For Johnson, the benefits of painting outdoors are many. As he wrote in a catalog published by I. Wolk Galleries in St. Helena, CA, in 2000, "There is a certain anxiety always present when I work on location. I begin expecting something from the painting, and yet I almost always surrender that initial excitement," Johnson says. "Once I`ve surrendered there is a greater intimacy, and the painting follows the lead of the place. The place begins to reveal itself. It`s a magical moment-it`s where the painting becomes more than an illustration or just a report of weather or light."

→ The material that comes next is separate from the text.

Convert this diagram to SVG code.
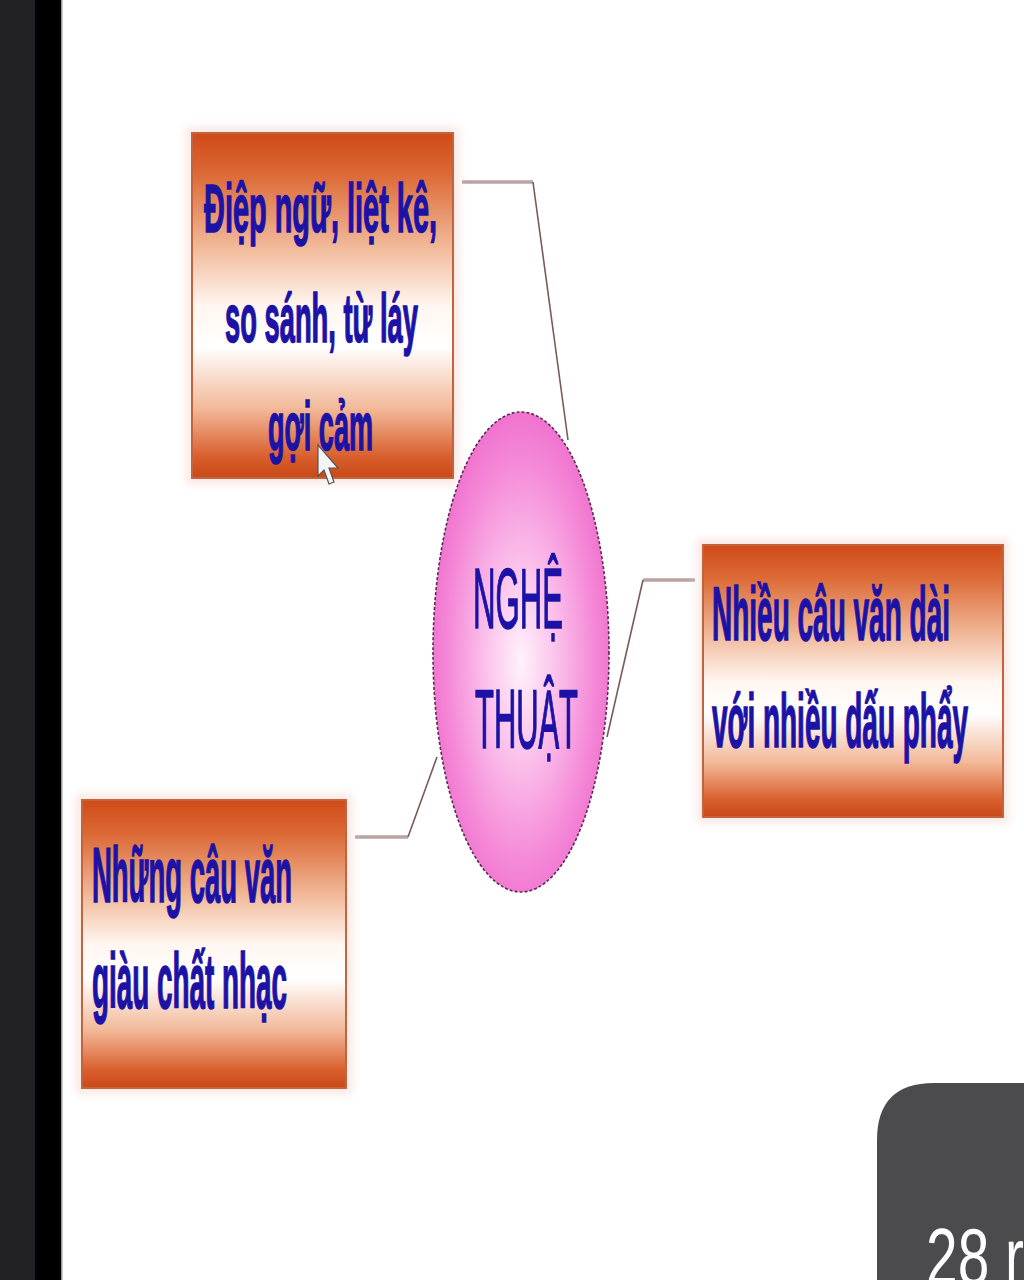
<svg xmlns="http://www.w3.org/2000/svg" width="1024" height="1280" viewBox="0 0 1024 1280">
<defs>
<linearGradient id="boxGrad" x1="0" y1="0" x2="0" y2="1">
<stop offset="0" stop-color="#cf4a18"/>
<stop offset="0.12" stop-color="#dc6a36"/>
<stop offset="0.32" stop-color="#f0b594"/>
<stop offset="0.5" stop-color="#fff6f0"/>
<stop offset="0.62" stop-color="#ffffff"/>
<stop offset="0.8" stop-color="#f2b898"/>
<stop offset="0.94" stop-color="#d85e2c"/>
<stop offset="1" stop-color="#c94816"/>
</linearGradient>
<radialGradient id="ellGrad" cx="0.5" cy="0.52" r="0.55">
<stop offset="0" stop-color="#fff2fb"/>
<stop offset="0.35" stop-color="#fbc4ec"/>
<stop offset="0.75" stop-color="#f58ad8"/>
<stop offset="1" stop-color="#ee6ccb"/>
</radialGradient>
<filter id="glow" x="-10%" y="-10%" width="120%" height="120%">
<feGaussianBlur stdDeviation="4"/>
</filter>
</defs>
<style>
.box{fill:url(#boxGrad);stroke:#c4643e;stroke-width:2}
.halo{fill:#f6d8d0;opacity:0.6}
.t{font-family:"Liberation Sans",Arial,sans-serif;font-weight:bold;fill:#1c12a6;stroke:#1c12a6;stroke-width:1.6}
.tc{font-family:"Liberation Sans",Arial,sans-serif;fill:#1c12a6;stroke:#1c12a6;stroke-width:1.6}
.hseg{fill:none;stroke:#b9a3a3;stroke-width:3.5}
.dseg{fill:none;stroke:#7a5a5a;stroke-width:1.6}
</style>
<rect x="0" y="0" width="1024" height="1280" fill="#ffffff"/>
<rect x="0" y="0" width="35" height="1280" fill="#222226"/>
<rect x="35" y="0" width="26" height="1280" fill="#000000"/>
<rect x="61" y="0" width="1.5" height="1280" fill="#9a9a9a"/>

<g id="connectors">
<polyline class="hseg" points="462,182 533,182"/>
<polyline class="dseg" points="533,182 568,440"/>
<polyline class="hseg" points="643,580 695,580"/>
<polyline class="dseg" points="643,580 607,737"/>
<polyline class="hseg" points="355,837 408,837"/>
<polyline class="dseg" points="408,837 437,757"/>
</g>

<g id="node-box1">
<rect class="halo" x="186" y="127" width="273" height="357" filter="url(#glow)"/>
<rect class="box" x="192" y="133" width="261" height="345"/>
<text class="t" x="204" y="232" font-size="68" textLength="233" lengthAdjust="spacingAndGlyphs">Điệp ngữ, liệt kê,</text>
<text class="t" x="225" y="342" font-size="68" textLength="193" lengthAdjust="spacingAndGlyphs">so sánh, từ láy</text>
<text class="t" x="268" y="450" font-size="68" textLength="105" lengthAdjust="spacingAndGlyphs">gợi cảm</text>
</g>

<g id="node-center">
<ellipse cx="521" cy="652" rx="88" ry="240" fill="url(#ellGrad)" stroke="#5a2a55" stroke-width="1.6" stroke-dasharray="3 2"/>
<text class="tc" x="473" y="628" font-size="86" textLength="90" lengthAdjust="spacingAndGlyphs">NGHỆ</text>
<text class="tc" x="475" y="748" font-size="84" textLength="103" lengthAdjust="spacingAndGlyphs">THUẬT</text>
</g>

<g id="node-box2">
<rect class="halo" x="697" y="539" width="312" height="284" filter="url(#glow)"/>
<rect class="box" x="703" y="545" width="300" height="272"/>
<text class="t" x="712" y="640" font-size="76" textLength="238" lengthAdjust="spacingAndGlyphs">Nhiều câu văn dài</text>
<text class="t" x="712" y="747" font-size="76" textLength="256" lengthAdjust="spacingAndGlyphs">với nhiều dấu phẩy</text>
</g>

<g id="node-box3">
<rect class="halo" x="76" y="794" width="276" height="300" filter="url(#glow)"/>
<rect class="box" x="82" y="800" width="264" height="288"/>
<text class="t" x="92" y="902" font-size="78" textLength="200" lengthAdjust="spacingAndGlyphs">Những câu văn</text>
<text class="t" x="92" y="1008" font-size="78" textLength="195" lengthAdjust="spacingAndGlyphs">giàu chất nhạc</text>
</g>

<g id="cursor">
<path d="M318,445 L318,476 L324,470 L329,484 L334,482 L329,468 L338,468 Z" fill="#f4f4f4" stroke="#555555" stroke-width="1.2"/>
</g>

<g id="overlay">
<path d="M877,1280 L877,1140 Q877,1083 934,1083 L1024,1083 L1024,1280 Z" fill="#4b4b4d"/>
<text x="926" y="1284" font-family="Liberation Sans,Arial,sans-serif" font-size="80" fill="#ffffff" textLength="98" lengthAdjust="spacingAndGlyphs">28 r</text>
</g>
</svg>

When asked about his goals for the future, Johnson replies, "Right now I am in the middle of what I want to be doing when I`m 80 years old." His model for the artist`s life well-lived is Terry St. John, the prominent Bay Area painter who is a central figure in the revival of outdoor painting in Northern California. "The more I see his work, the more I respect him. He is a great example of someone who built his life around painting and continues to grow and to challenge himself instead of resting on his laurels," Johnson says. "He doesn`t produce the same painting over and over again. He understands that art is about the work and not repeating yourself. And I couldn`t agree more."

Landscape Painting

According to Johnson

Whether I develop a painting on location or in the studio, I always try to hold onto the initial excitement that began it and to let that excitement become a physical com-ponent of the work. One painting may have a light surface where others will get thicker as the com-position demands it Some of the paintings are about large shapes, others are about the problem of detail.

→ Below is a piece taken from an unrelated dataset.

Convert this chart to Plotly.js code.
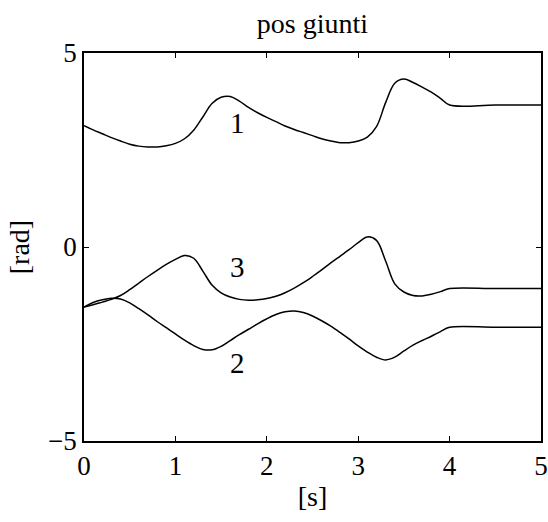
<!DOCTYPE html>
<html>
<head>
<meta charset="utf-8">
<script src="https://cdn.plot.ly/plotly-3.0.1.min.js"></script>
<style>html,body{margin:0;padding:0;background:#fff;}#chart{width:548px;height:522px;}</style>
</head>
<body>
<div id="chart"></div>
<script>
const t = [0, 0.1, 0.2, 0.3, 0.4, 0.5, 0.6, 0.7, 0.8, 0.9, 1.0, 1.1, 1.2, 1.3, 1.4, 1.5, 1.6, 1.7, 1.8, 1.9, 2.0,
           2.1, 2.2, 2.3, 2.4, 2.5, 2.6, 2.7, 2.8, 2.9, 3.0, 3.1, 3.2, 3.3, 3.4, 3.5, 3.6, 3.7, 3.8, 3.9, 4.0, 4.5, 5.0];
const joint1 = [3.13, 3.02, 2.92, 2.82, 2.73, 2.65, 2.60, 2.58, 2.58, 2.61, 2.67, 2.79, 3.01, 3.35, 3.70, 3.86, 3.88, 3.76, 3.60, 3.46, 3.34,
                3.23, 3.12, 3.03, 2.95, 2.87, 2.79, 2.73, 2.69, 2.69, 2.73, 2.83, 3.10, 3.72, 4.22, 4.33, 4.24, 4.12, 3.99, 3.83, 3.66, 3.66, 3.66];
const joint2 = [-1.55, -1.43, -1.36, -1.32, -1.34, -1.44, -1.59, -1.75, -1.92, -2.08, -2.24, -2.40, -2.54, -2.64, -2.65, -2.56, -2.41, -2.26, -2.12, -1.98, -1.85,
                -1.74, -1.67, -1.65, -1.69, -1.78, -1.90, -2.04, -2.20, -2.37, -2.55, -2.71, -2.84, -2.91, -2.84, -2.68, -2.53, -2.41, -2.30, -2.18, -2.07, -2.07, -2.07];
const joint3 = [-1.55, -1.49, -1.42, -1.35, -1.25, -1.10, -0.93, -0.76, -0.60, -0.45, -0.32, -0.22, -0.29, -0.62, -0.98, -1.18, -1.29, -1.35, -1.37, -1.36, -1.33,
                -1.27, -1.18, -1.06, -0.92, -0.76, -0.59, -0.41, -0.24, -0.07, 0.11, 0.26, 0.17, -0.36, -0.95, -1.16, -1.25, -1.26, -1.22, -1.15, -1.07, -1.07, -1.07];
const labelText = ['1', '2', '3'];
const labelX = [1.68, 1.68, 1.68];
const labelY = [3.19, -3.0, -0.51];
const xTicks = [0, 1, 2, 3, 4, 5];
const yTicks = [-5, 0, 5];

const font = '"Liberation Serif", "Times New Roman", serif';
const mk = y => ({x: t, y: y, type: 'scatter', mode: 'lines', line: {color: '#000', width: 1.5, shape: 'spline', smoothing: 1}, hoverinfo: 'none'});

const data = [mk(joint1), mk(joint2), mk(joint3)];
const annotations = labelText.map((s, i) => ({x: labelX[i], y: labelY[i], text: s, showarrow: false, font: {family: font, size: 29, color: '#000'}}));

const axisCommon = {
  showgrid: false, zeroline: false, showline: true, linecolor: '#000', linewidth: 1.8,
  mirror: 'ticks', ticks: 'inside', ticklen: 5, tickwidth: 1, tickcolor: '#000',
  tickfont: {family: font, size: 27, color: '#000'}
};

const layout = {
  width: 548, height: 522,
  margin: {l: 84, r: 7, t: 53, b: 81},
  paper_bgcolor: '#fff', plot_bgcolor: '#fff',
  showlegend: false,
  title: {text: 'pos giunti', font: {family: font, size: 28, color: '#000'}, x: 0.57, xanchor: 'center', y: 0.955, yanchor: 'middle'},
  xaxis: Object.assign({}, axisCommon, {range: [0, 5], tickvals: xTicks, ticktext: xTicks.map(String),
    title: {text: '[s]', font: {family: font, size: 28, color: '#000'}, standoff: 6}}),
  yaxis: Object.assign({}, axisCommon, {range: [-5, 5], tickvals: yTicks, ticktext: yTicks.map(v => v < 0 ? '\u2212' + Math.abs(v) : String(v)),
    title: {text: '[rad]', font: {family: font, size: 28, color: '#000'}, standoff: 10}}),
  annotations: annotations
};

Plotly.newPlot('chart', data, layout, {displayModeBar: false, staticPlot: true});
</script>
</body>
</html>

The landscape and beach are my motifs, but perhaps painting is my subject A friend of mine once said that we are painters who look like we are painting on the outside when we are actually painting on the inside." I try to let each painting lead me as it is being arranged and resolved. I resist anticipating its conclusion. The compositions I get involved with, as diverse as they are, all share an instinctive attempt to grow-to better understand color, to become a more interesting painter, to make paintings which are challenging yet accessible.